Avocate de victimes yézidies, Amal Clooney a aussi déploré la faiblesse de la réponse internationale. «Si nous n’agissons pas maintenant, il va être trop tard», a-t-elle averti, en rappelant la détention actuelle de milliers de combattants de l’Etat islamique (EI) qui pourraient être relâchés et n’auraient alors qu’à raser leur barbe pour se fondre dans la population en toute impunité.

Dans un communiqué, plusieurs pays nordiques (Danemark, Finlande, Islande, Norvège et Suède) ont «profondément regretté» l’absence de référence dans le texte adopté aux droits sexuels des victimes «en raison d’une menace de veto américain». «Les aides pour les survivantes, comme l’accès à la contraception d’urgence ou l’interruption de grossesse en toute sécurité, doivent être renforcées», a souligné l’ambassadrice norvégienne Mona Juul.

«Pas une seule personne n’a été traduite en justice pour esclavage sexuel», a relevé Nadia Murad en évoquant sa communauté yézidie détruite par le groupe djihadiste EI en Irak et en Syrie. «Nous prononçons des discours à l’ONU mais aucune mesure concrète ne suit» en matière de justice et «rien n’a été fait», a-t-elle insisté.

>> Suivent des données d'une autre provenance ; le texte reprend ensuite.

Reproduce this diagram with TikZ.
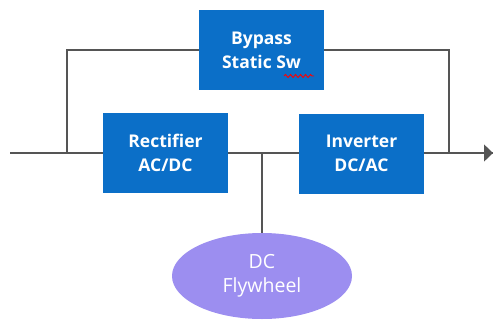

C’est comme pour le climat et la biodiversité. Lundi 6 mai, un rapport dénonce: 75% de l’environnement terrestre a été «gravement altéré» par les activités humaines, et 66% de l’environnement marin est touché. Un million des espèces animales et végétales (sur 8 millions recensées sur Terre) sont menacées d’extinction à court ou moyen terme. Mais Trump n’y croit pas! Et les politiciens qui se sentent concernés n’agissent pas non plus… Les femmes violées en temps de guerre revivent sans fin leur calvaire à travers l’enfant issu du viol; la Terre brûle, mais les chefs d’Etat et leurs représentants s’en lavent les mains, se comportant ainsi en criminels contre l’humanité.